Task:
Only the lines from the one containing "What matplotlib code" through the one containing "edges = np.concatenate([[0], np.cumsum(shares)])" should be output, both ends included and exactly as they appear, minus any pictures.

Information provided:
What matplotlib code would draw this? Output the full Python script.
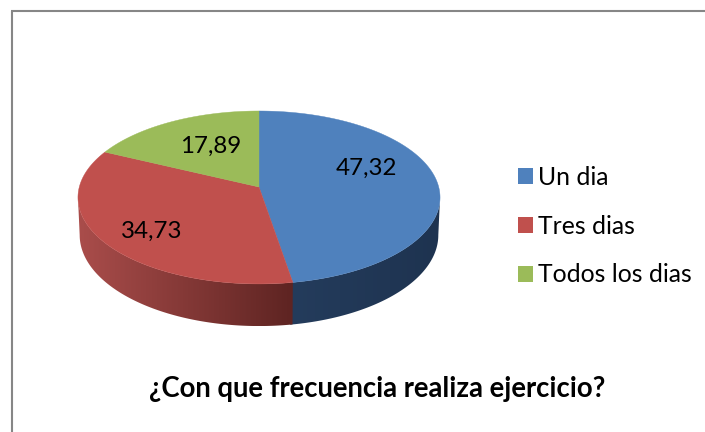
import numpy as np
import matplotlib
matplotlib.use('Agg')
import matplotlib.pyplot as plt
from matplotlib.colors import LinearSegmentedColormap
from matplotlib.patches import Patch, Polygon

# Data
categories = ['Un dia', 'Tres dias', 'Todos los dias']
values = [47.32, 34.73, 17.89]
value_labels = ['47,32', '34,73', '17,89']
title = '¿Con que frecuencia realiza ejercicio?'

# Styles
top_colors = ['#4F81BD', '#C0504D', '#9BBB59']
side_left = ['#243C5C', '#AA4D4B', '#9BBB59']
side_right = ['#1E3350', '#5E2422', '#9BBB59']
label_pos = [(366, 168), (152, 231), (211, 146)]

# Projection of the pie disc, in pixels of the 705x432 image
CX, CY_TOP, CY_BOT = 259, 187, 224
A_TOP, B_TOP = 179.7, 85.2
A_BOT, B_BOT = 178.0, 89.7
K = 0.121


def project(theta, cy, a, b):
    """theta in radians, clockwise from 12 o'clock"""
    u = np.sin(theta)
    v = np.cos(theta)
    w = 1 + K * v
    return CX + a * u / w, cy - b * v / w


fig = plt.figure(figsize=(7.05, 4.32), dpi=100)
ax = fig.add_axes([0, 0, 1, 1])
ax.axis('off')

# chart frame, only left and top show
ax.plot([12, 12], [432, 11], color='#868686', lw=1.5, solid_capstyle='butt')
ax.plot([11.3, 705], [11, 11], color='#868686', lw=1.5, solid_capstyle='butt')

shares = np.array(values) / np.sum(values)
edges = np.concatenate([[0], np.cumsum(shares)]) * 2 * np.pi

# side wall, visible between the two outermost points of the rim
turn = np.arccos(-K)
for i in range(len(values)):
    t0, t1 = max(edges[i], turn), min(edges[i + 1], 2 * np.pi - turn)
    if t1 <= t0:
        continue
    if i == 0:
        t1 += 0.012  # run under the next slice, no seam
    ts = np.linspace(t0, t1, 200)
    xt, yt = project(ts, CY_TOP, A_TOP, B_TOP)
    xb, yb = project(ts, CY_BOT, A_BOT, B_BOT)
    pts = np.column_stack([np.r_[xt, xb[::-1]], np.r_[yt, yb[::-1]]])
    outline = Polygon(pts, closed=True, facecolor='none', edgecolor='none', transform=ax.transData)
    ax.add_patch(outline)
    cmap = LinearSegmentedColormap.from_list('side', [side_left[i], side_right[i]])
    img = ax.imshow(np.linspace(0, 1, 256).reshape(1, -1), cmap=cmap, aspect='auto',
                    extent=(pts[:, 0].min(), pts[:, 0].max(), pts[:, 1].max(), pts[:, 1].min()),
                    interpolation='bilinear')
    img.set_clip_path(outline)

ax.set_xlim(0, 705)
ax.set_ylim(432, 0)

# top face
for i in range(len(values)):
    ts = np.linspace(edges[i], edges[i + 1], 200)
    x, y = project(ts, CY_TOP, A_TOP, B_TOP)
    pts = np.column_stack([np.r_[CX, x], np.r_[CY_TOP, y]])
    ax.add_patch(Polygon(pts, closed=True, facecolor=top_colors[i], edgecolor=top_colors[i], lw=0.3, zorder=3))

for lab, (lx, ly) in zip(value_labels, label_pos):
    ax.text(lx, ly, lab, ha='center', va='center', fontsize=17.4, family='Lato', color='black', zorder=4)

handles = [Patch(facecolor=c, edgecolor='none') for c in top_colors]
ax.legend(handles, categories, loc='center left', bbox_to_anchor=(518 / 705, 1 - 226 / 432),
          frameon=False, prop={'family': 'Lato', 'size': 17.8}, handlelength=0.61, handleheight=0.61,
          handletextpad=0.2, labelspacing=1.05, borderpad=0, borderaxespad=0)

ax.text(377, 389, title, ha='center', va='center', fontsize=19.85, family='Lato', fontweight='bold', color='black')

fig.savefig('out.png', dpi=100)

==

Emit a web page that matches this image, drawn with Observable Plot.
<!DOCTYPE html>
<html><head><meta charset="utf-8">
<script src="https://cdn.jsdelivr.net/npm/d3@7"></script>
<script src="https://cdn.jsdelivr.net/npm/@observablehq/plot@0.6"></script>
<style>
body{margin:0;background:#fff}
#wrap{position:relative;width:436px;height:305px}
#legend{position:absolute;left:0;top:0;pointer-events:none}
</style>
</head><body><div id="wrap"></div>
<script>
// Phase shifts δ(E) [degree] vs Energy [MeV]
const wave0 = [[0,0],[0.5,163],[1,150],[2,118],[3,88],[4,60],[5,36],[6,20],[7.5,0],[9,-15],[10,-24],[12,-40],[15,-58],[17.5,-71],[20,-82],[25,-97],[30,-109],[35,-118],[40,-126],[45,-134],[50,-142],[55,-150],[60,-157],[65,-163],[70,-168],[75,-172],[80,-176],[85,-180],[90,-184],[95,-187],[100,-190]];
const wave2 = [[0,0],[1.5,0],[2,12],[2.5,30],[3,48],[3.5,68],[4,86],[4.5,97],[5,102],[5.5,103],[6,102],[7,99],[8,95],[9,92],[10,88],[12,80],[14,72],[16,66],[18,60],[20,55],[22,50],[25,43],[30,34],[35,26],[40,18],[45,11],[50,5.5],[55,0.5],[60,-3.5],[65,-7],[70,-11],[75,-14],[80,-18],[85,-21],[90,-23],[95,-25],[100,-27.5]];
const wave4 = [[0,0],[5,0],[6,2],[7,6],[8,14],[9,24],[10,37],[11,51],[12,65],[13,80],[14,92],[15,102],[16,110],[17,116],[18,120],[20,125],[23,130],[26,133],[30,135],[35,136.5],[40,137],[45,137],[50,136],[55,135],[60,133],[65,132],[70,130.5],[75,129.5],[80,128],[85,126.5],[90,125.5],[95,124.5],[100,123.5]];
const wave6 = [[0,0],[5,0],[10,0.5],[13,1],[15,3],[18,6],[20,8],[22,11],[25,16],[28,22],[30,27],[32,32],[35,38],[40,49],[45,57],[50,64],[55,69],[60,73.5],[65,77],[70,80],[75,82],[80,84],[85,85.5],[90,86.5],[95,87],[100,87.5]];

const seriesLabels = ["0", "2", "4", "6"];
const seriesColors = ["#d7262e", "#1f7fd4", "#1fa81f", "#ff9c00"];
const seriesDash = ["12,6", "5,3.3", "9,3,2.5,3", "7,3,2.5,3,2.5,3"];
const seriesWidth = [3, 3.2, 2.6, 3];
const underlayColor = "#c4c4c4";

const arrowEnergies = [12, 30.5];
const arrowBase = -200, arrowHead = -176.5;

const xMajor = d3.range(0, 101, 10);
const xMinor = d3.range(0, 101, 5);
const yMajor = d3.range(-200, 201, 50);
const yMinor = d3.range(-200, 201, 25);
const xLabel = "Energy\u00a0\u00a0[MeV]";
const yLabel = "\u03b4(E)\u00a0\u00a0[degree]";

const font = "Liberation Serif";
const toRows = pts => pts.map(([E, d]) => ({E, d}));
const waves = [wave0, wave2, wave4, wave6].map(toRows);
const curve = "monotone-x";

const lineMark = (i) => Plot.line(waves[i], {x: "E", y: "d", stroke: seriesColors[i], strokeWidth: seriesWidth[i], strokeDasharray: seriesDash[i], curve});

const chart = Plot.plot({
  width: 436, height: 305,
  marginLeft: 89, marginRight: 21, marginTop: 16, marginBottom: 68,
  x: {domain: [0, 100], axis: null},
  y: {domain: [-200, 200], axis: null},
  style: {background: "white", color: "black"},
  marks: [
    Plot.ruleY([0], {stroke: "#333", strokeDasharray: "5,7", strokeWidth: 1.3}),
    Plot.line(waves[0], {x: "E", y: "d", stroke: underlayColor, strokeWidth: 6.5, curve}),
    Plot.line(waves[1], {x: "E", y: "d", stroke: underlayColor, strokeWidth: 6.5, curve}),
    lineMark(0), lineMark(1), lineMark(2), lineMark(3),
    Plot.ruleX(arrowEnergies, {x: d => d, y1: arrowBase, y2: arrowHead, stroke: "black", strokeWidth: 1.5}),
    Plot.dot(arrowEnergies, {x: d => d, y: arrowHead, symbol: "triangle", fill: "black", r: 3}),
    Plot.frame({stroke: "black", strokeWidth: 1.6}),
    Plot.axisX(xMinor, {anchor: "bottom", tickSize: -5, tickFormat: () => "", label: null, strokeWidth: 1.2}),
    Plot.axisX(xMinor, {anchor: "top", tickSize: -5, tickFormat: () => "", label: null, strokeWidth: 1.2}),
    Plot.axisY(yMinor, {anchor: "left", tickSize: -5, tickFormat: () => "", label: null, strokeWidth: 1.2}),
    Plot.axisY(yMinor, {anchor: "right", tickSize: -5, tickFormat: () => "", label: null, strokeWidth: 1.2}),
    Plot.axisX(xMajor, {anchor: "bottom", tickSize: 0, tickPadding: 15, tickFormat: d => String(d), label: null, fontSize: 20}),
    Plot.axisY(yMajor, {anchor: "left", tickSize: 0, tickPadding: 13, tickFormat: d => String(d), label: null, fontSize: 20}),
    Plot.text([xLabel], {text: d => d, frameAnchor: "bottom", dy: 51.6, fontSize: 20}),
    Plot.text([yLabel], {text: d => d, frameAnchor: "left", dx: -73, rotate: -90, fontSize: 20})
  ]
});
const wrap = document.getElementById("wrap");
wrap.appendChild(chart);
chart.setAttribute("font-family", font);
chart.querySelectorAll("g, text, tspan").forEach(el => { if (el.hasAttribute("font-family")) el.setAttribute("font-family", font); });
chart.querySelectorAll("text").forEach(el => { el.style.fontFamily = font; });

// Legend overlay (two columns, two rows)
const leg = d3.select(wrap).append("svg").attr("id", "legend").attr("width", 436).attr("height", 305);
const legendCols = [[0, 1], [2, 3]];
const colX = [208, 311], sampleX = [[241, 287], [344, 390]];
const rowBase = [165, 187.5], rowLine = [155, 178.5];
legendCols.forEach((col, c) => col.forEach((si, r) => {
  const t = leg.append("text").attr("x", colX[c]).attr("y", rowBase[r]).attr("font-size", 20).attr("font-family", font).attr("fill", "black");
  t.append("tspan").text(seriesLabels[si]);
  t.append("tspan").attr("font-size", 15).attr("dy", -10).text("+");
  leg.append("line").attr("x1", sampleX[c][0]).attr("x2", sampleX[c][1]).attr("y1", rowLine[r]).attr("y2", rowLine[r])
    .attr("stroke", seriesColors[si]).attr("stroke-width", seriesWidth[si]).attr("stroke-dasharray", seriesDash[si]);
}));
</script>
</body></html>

Answer to this exercise:
What matplotlib code would draw this? Output the full Python script.
import numpy as np
import matplotlib
matplotlib.use('Agg')
import matplotlib.pyplot as plt
from matplotlib.colors import LinearSegmentedColormap
from matplotlib.patches import Patch, Polygon

# Data
categories = ['Un dia', 'Tres dias', 'Todos los dias']
values = [47.32, 34.73, 17.89]
value_labels = ['47,32', '34,73', '17,89']
title = '¿Con que frecuencia realiza ejercicio?'

# Styles
top_colors = ['#4F81BD', '#C0504D', '#9BBB59']
side_left = ['#243C5C', '#AA4D4B', '#9BBB59']
side_right = ['#1E3350', '#5E2422', '#9BBB59']
label_pos = [(366, 168), (152, 231), (211, 146)]

# Projection of the pie disc, in pixels of the 705x432 image
CX, CY_TOP, CY_BOT = 259, 187, 224
A_TOP, B_TOP = 179.7, 85.2
A_BOT, B_BOT = 178.0, 89.7
K = 0.121


def project(theta, cy, a, b):
    """theta in radians, clockwise from 12 o'clock"""
    u = np.sin(theta)
    v = np.cos(theta)
    w = 1 + K * v
    return CX + a * u / w, cy - b * v / w


fig = plt.figure(figsize=(7.05, 4.32), dpi=100)
ax = fig.add_axes([0, 0, 1, 1])
ax.axis('off')

# chart frame, only left and top show
ax.plot([12, 12], [432, 11], color='#868686', lw=1.5, solid_capstyle='butt')
ax.plot([11.3, 705], [11, 11], color='#868686', lw=1.5, solid_capstyle='butt')

shares = np.array(values) / np.sum(values)
edges = np.concatenate([[0], np.cumsum(shares)]) * 2 * np.pi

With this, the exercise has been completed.